Yes, but what are they trading?

It has long been a dogma of global capitalism that trade is good, and more trade is better.

But what is the substance of any proposed trade? This is the question that we need to be asking. Rather than zombieing out and letting our eyes glaze over as we pretend that trading periwinkles for cheese is the same as trading oil for nuclear weapons, it behooves us to be more discerning in regards to the actual goods being traded.

The numbers game of money, which performs the pernicious trick of equating anything with anything else (slavery for diamonds, anyone?), has pulled the wool over our eyes regarding how we evaluate and regard trade.

An example is the recent Kremlin talks between India’s Prime Minister Modi and Russia’s Putin. They wanted to increase trade. Sounds good, right? Well, here’s what it turns out they’re trading: “The two sides are expected to sign a number of pacts to expand cooperation in a number of key areas including defense, nuclear energy, hydrocarbons and trade.”
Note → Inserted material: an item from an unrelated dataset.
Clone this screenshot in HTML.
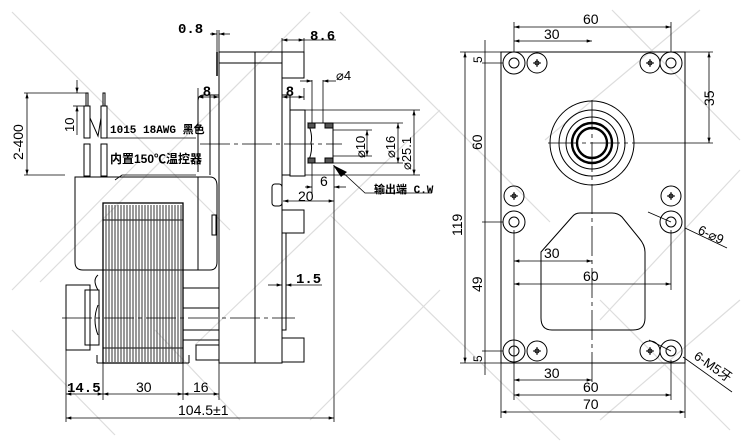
<!DOCTYPE html>
<html><head><meta charset="utf-8"><style>
html,body{margin:0;padding:0;background:#fff;width:750px;height:442px;overflow:hidden}
svg{display:block}
text{font-family:"Liberation Sans","Noto Sans CJK SC",sans-serif;fill:#000}
.m{font-family:"Liberation Mono","Noto Sans CJK SC",monospace}
</style></head><body>
<svg width="750" height="442" viewBox="0 0 750 442" xmlns="http://www.w3.org/2000/svg">
<defs>
<marker id="a" viewBox="0 0 10 6" refX="10" refY="3" markerWidth="7" markerHeight="4" orient="auto-start-reverse"><path d="M0,0L10,3L0,6z" fill="#000"/></marker>
</defs>
<g stroke="#ddd" stroke-width="1.2">
<line x1="12" y1="12" x2="230" y2="230"/><line x1="12" y1="290" x2="140" y2="160"/>
<line x1="340" y1="12" x2="550" y2="222"/><line x1="310" y1="12" x2="40" y2="282"/>
<line x1="12" y1="330" x2="115" y2="435"/><line x1="330" y1="215" x2="560" y2="440"/>
<line x1="440" y1="110" x2="195" y2="345"/><line x1="612" y1="10" x2="740" y2="140"/>
<line x1="700" y1="10" x2="545" y2="140"/><line x1="740" y1="300" x2="600" y2="420"/>
<line x1="440" y1="290" x2="310" y2="420"/><line x1="740" y1="170" x2="600" y2="320"/>
<line x1="600" y1="300" x2="730" y2="430"/><line x1="155" y1="330" x2="240" y2="420"/>
</g>
<g fill="none" stroke="#000" stroke-width="1">
<rect x="219" y="52" width="63" height="311"/>
<line x1="255" y1="52" x2="255" y2="363"/>
<line x1="219" y1="63" x2="282" y2="63"/>
<line x1="217" y1="52" x2="217" y2="76" stroke-width="1.5"/>
<rect x="282" y="52" width="22" height="26"/>
<rect x="282" y="338" width="22" height="24"/>
<path d="M219,95 H204 Q198,95 198,101 V172"/>
<line x1="210" y1="95" x2="210" y2="175"/>
<path d="M282,95 H290 V175 H282"/>
<rect x="290" y="110" width="15" height="66"/>
<path d="M308,123 H333 V163 H308 Q313,150 311,143 Q313,135 308,123z"/>
<rect x="308" y="123" width="7" height="5" fill="#555"/>
<rect x="325" y="123" width="8" height="5" fill="#555"/>
<rect x="308" y="158" width="7" height="5" fill="#555"/>
<rect x="325" y="158" width="8" height="5" fill="#555"/>
<line x1="282" y1="182" x2="282" y2="363"/>
<rect x="272" y="184" width="10" height="22" rx="3"/>
<rect x="282" y="210" width="22" height="23"/>
<rect x="282" y="233" width="4" height="97"/>
<path d="M75,177 H210 Q217,177 217,186 V262 Q217,270 210,270 H83 Q75,270 75,262z"/>
<line x1="198" y1="177" x2="198" y2="270"/>
<rect x="212" y="215" width="4" height="20"/>
<rect x="103" y="203" width="80" height="160" stroke-width="1.3"/>
<line x1="103" y1="220" x2="183" y2="220"/>
<line x1="103" y1="348" x2="183" y2="348"/>
<line x1="97" y1="363" x2="189" y2="363"/>
<path d="M97,355 V363 M189,355 V363"/>
<rect x="66" y="285" width="24" height="65"/>
<rect x="85" y="290" width="14" height="55"/>
<path d="M98,275 Q92,280 98,290 M98,305 Q92,320 98,335"/>
<rect x="183" y="288" width="36" height="20"/>
<rect x="183" y="330" width="36" height="10"/>
<rect x="196" y="345" width="23" height="15"/>
<rect x="84" y="106" width="6" height="32"/><rect x="86" y="93" width="2" height="13"/>
<rect x="101" y="106" width="6" height="32"/><rect x="103" y="93" width="2" height="13"/>
<rect x="84" y="144" width="6" height="32"/><rect x="101" y="144" width="6" height="32"/>
<path d="M90,118 L98,136 L101,118"/>
</g>
<g stroke="#333" stroke-width="1">
<path d="M106,205V362M109,205V362M112,205V362M115,205V362M118,205V362M121,205V362M124,205V362M127,205V362M130,205V362M133,205V362M136,205V362M139,205V362M142,205V362M145,205V362M148,205V362M151,205V362M154,205V362M157,205V362M160,205V362M163,205V362M166,205V362M169,205V362M172,205V362M175,205V362M178,205V362M181,205V362"/>
</g>
<g stroke="#000" stroke-width="0.8" stroke-dasharray="30,4,4,4">
<line x1="200" y1="144" x2="342" y2="144"/>
<line x1="62" y1="318" x2="295" y2="318"/>
<line x1="592" y1="100" x2="592" y2="390"/>
<line x1="548" y1="143" x2="636" y2="143"/>
</g>
<g stroke="#000" stroke-width="0.8" fill="none">
<line x1="27" y1="93" x2="27" y2="175" marker-start="url(#a)" marker-end="url(#a)"/>
<line x1="24" y1="93" x2="86" y2="93"/><line x1="24" y1="175" x2="65" y2="175"/>
<line x1="77" y1="80" x2="77" y2="93" marker-end="url(#a)"/>
<line x1="77" y1="106" x2="77" y2="135" marker-start="url(#a)"/>
<line x1="73" y1="106" x2="86" y2="106"/>
<line x1="107" y1="138" x2="196" y2="138"/>
<path d="M196,175 H122 L115,180"/>
<line x1="66" y1="350" x2="66" y2="422"/><line x1="103" y1="363" x2="103" y2="400"/>
<line x1="183" y1="363" x2="183" y2="400"/><line x1="219" y1="363" x2="219" y2="400"/>
<line x1="334" y1="165" x2="334" y2="422"/>
<line x1="66" y1="394" x2="103" y2="394" marker-start="url(#a)" marker-end="url(#a)"/>
<line x1="103" y1="394" x2="183" y2="394" marker-start="url(#a)" marker-end="url(#a)"/>
<line x1="183" y1="394" x2="219" y2="394" marker-start="url(#a)" marker-end="url(#a)"/>
<line x1="66" y1="418" x2="334" y2="418" marker-start="url(#a)" marker-end="url(#a)"/>
<line x1="198" y1="97" x2="219" y2="97" marker-start="url(#a)" marker-end="url(#a)"/>
<line x1="198" y1="88" x2="198" y2="100"/>
<line x1="282" y1="97" x2="304" y2="97" marker-start="url(#a)" marker-end="url(#a)"/>
<line x1="304" y1="88" x2="304" y2="100"/>
<line x1="282" y1="38" x2="282" y2="52"/><line x1="304" y1="38" x2="304" y2="52"/>
<line x1="282" y1="40" x2="304" y2="40" marker-start="url(#a)" marker-end="url(#a)"/>
<line x1="304" y1="40" x2="336" y2="40"/>
<line x1="210" y1="34" x2="217" y2="34" marker-end="url(#a)"/>
<line x1="219" y1="34" x2="230" y2="34" marker-start="url(#a)"/>
<line x1="217" y1="30" x2="217" y2="52"/><line x1="219" y1="30" x2="219" y2="52"/>
<line x1="312" y1="80" x2="312" y2="123"/><line x1="323" y1="80" x2="323" y2="123"/>
<line x1="300" y1="81" x2="312" y2="81" marker-end="url(#a)"/>
<line x1="323" y1="81" x2="336" y2="81" marker-start="url(#a)"/>
<line x1="305" y1="110" x2="420" y2="110"/><line x1="333" y1="123" x2="403" y2="123"/>
<line x1="333" y1="130" x2="372" y2="130"/><line x1="333" y1="156" x2="372" y2="156"/>
<line x1="333" y1="163" x2="403" y2="163"/><line x1="305" y1="175" x2="420" y2="175"/>
<line x1="367" y1="130" x2="367" y2="156" marker-start="url(#a)" marker-end="url(#a)"/>
<line x1="398" y1="123" x2="398" y2="163" marker-start="url(#a)" marker-end="url(#a)"/>
<line x1="414" y1="110" x2="414" y2="175" marker-start="url(#a)" marker-end="url(#a)"/>
<line x1="312" y1="163" x2="312" y2="195"/>
<line x1="305" y1="187" x2="312" y2="187" marker-end="url(#a)"/>
<line x1="334" y1="187" x2="346" y2="187" marker-start="url(#a)"/>
<line x1="283" y1="201" x2="334" y2="201" marker-start="url(#a)" marker-end="url(#a)"/>
<path d="M432,193 H365 L340,170"/>
<line x1="268" y1="285" x2="282" y2="285" marker-end="url(#a)"/>
<line x1="286" y1="285" x2="322" y2="285" marker-start="url(#a)"/>
</g>
<path d="M333,165 L347,172 L341,177z" fill="#000"/>
<g font-size="14">
<text x="178" y="33" class="m" font-weight="bold">0.8</text>
<text x="310" y="40" class="m" font-weight="bold">8.6</text>
<text x="203" y="96" font-weight="bold">8</text><text x="286" y="96" font-weight="bold">8</text>
<text x="336" y="80" font-size="13">⌀4</text>
<text x="320" y="186">6</text><text x="298" y="201">20</text>
<text x="296" y="283" class="m" font-weight="bold">1.5</text>
<text x="67" y="392" class="m" font-weight="bold">14.5</text><text x="136" y="392">30</text><text x="193" y="392">16</text>
<text x="178" y="415">104.5±1</text>
<text x="374" y="193" font-size="11" class="m" font-weight="bold">输出端 C.W</text>
<text x="110" y="133" font-size="11" class="m" font-weight="bold">1015 18AWG 黑色</text>
<text x="110" y="163" font-size="12" font-weight="bold">内置150℃温控器</text>
<text transform="translate(23,160) rotate(-90)">2-400</text>
<text transform="translate(74,132) rotate(-90)" font-size="13">10</text>
<text transform="translate(365,158) rotate(-90)" font-size="13">⌀10</text>
<text transform="translate(395,158) rotate(-90)" font-size="13">⌀16</text>
<text transform="translate(411,170) rotate(-90)" font-size="13">⌀25.1</text>
</g>
<g fill="none" stroke="#000" stroke-width="1">
<rect x="501" y="52" width="184" height="311"/>
<circle cx="592" cy="143" r="42"/><circle cx="592" cy="143" r="33"/>
<circle cx="592" cy="143" r="26"/><circle cx="592" cy="143" r="20" stroke-width="2.4"/>
<circle cx="592" cy="143" r="15" stroke-width="2.4"/>
<path d="M541,252 L572,217 Q575,213 580,213 H612 Q618,213 622,217 L639,238 Q645,245 645,252 V318 Q645,330 633,330 H552 Q541,330 541,318z"/>
<g id="h">
<circle cx="514" cy="63" r="11"/><circle cx="514" cy="63" r="5"/>
</g>
<use href="#h" x="157"/><use href="#h" y="159"/><use href="#h" x="157" y="159"/>
<use href="#h" y="288"/><use href="#h" x="157" y="288"/>
<g id="s"><circle cx="537" cy="63" r="10"/><path d="M533,63h8M537,59v8"/><circle cx="537" cy="63" r="2"/></g>
<use href="#s" x="113"/><use href="#s" y="288"/><use href="#s" x="113" y="288"/>
<use href="#s" x="-23" y="133"/><use href="#s" x="134" y="133"/>
</g>
<g stroke="#000" stroke-width="0.8" fill="none">
<line x1="514" y1="22" x2="514" y2="52"/><line x1="671" y1="22" x2="671" y2="52"/>
<line x1="514" y1="27" x2="671" y2="27" marker-start="url(#a)" marker-end="url(#a)"/>
<line x1="514" y1="41" x2="592" y2="41" marker-start="url(#a)" marker-end="url(#a)"/>
<line x1="685" y1="52" x2="713" y2="52"/><line x1="636" y1="143" x2="713" y2="143"/>
<line x1="709" y1="52" x2="709" y2="143" marker-start="url(#a)" marker-end="url(#a)"/>
<line x1="460" y1="52" x2="501" y2="52"/><line x1="460" y1="363" x2="501" y2="363"/>
<line x1="465" y1="52" x2="465" y2="363" marker-start="url(#a)" marker-end="url(#a)"/>
<line x1="485" y1="40" x2="485" y2="375"/>
<line x1="482" y1="63" x2="503" y2="63"/><line x1="482" y1="222" x2="503" y2="222"/><line x1="482" y1="351" x2="503" y2="351"/>
<line x1="514" y1="230" x2="514" y2="400"/><line x1="671" y1="230" x2="671" y2="290"/><line x1="671" y1="360" x2="671" y2="400"/>
<line x1="514" y1="261" x2="592" y2="261" marker-start="url(#a)" marker-end="url(#a)"/>
<line x1="514" y1="284" x2="671" y2="284" marker-start="url(#a)" marker-end="url(#a)"/>
<line x1="514" y1="380" x2="592" y2="380" marker-start="url(#a)" marker-end="url(#a)"/>
<line x1="514" y1="395" x2="671" y2="395" marker-start="url(#a)" marker-end="url(#a)"/>
<line x1="501" y1="363" x2="501" y2="418"/><line x1="685" y1="363" x2="685" y2="418"/>
<line x1="501" y1="412" x2="685" y2="412" marker-start="url(#a)" marker-end="url(#a)"/>
<path d="M648,212 L671,222 M685,228 L727,248"/>
<path d="M649,340 L671,351 M683,357 L732,392"/>
</g>
<g font-size="14">
<text x="583" y="24">60</text><text x="544" y="39">30</text>
<text x="544" y="258">30</text><text x="583" y="281">60</text>
<text x="544" y="378">30</text><text x="583" y="392">60</text><text x="583" y="409">70</text>
<text transform="translate(714,106) rotate(-90)">35</text>
<text transform="translate(462,236) rotate(-90)">119</text>
<text transform="translate(482,150) rotate(-90)">60</text>
<text transform="translate(482,292) rotate(-90)">49</text>
<text transform="translate(482,63) rotate(-90)" font-size="12">5</text>
<text transform="translate(482,362) rotate(-90)" font-size="12">5</text>
<text transform="translate(697,233) rotate(25)" font-size="13">6-⌀9</text>
<text transform="translate(693,358) rotate(35)" font-size="13">6-M5牙</text>
</g>
</svg>
</body></html>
If trade boils down to exchanging widgits which ultimately do not bring more equality, justice, happiness, contentment, and sustainability to both countries, perhaps we need to call it by a different name. Children trade card with each other, to play. Rural neighbors trade eggs for squash, milk for apples. All benefit, and this benefit comes from nourishment. Building more Bhopals, half-built radar stations, more Fukushima Daichi nuclear plants, or more Hiroshimas and Nagasakis–is not what I would call trade. I would call that evil.

The impetus behind such trade made be wholesome notions like security, safety, energy independence, and wanting to not be manipulated by other powers. But the defensive, reactive actions that are taken in response to these legitimate concerns are short-sighted in the extreme. What our world desperately requires is visionary leaders, not scared, short-term thinking ones.

I’d like to think that this historic meeting between Modi and Putin could be one of enlightenment, with each country channelling the best of their talent, brilliance, and resources into a sustainable future not riddled by corporate predatory interests. This future would respect the limits of earth systems, and rights of other living beings to persist rather than be driven to extinction, and the blessings of fresh clean air, water, soil, and energy. Such a meeting would look honestly into the well of inequality which has emerged in the past decades both in Russia–once a former communist country espousing ideals of economic and political equality, however distant from this ideal they came–and India, a country with a great history of democracy and deliberation (as Amartya Sen has gleefully documented).

Real trade and new leadership consists of long-term projects that build up community and land, that deepen resiliency and mutual trust, and that consecrate the goals of a global culture that is sustainable from the ground up. Facing those painful truths of lack and error and foolishness are the only way to transcend them. Giving into fear and trying to save face will bring us little progress, ultimately undermining any success. Building a solid ecological and social foundation requires the slow work of nations building friendships not predicated just on fear (the enemy of my enemy is my friend) but rather on mutual goodwill, however tentative or tenuous this may be at first.

Immanuel Kant’s notion in Cosmopolitan Citizenship, that interstate trade would foster world peace had a sound argument at its core. But what Kant mistook, as all others prey to hypostatic abstraction before and after him, is that a rose is not a rose is not a rose. Things are different from other things and cannot be collapsed through some abstract quantified theory of value that commensurates them. Getting to the uniqueness of objects brings us to the importance of the virtue of the things traded. May trade only heretoforth refer to things that actually make the world more peaceful and ecological, and let us reserve the word smuggling for the rest.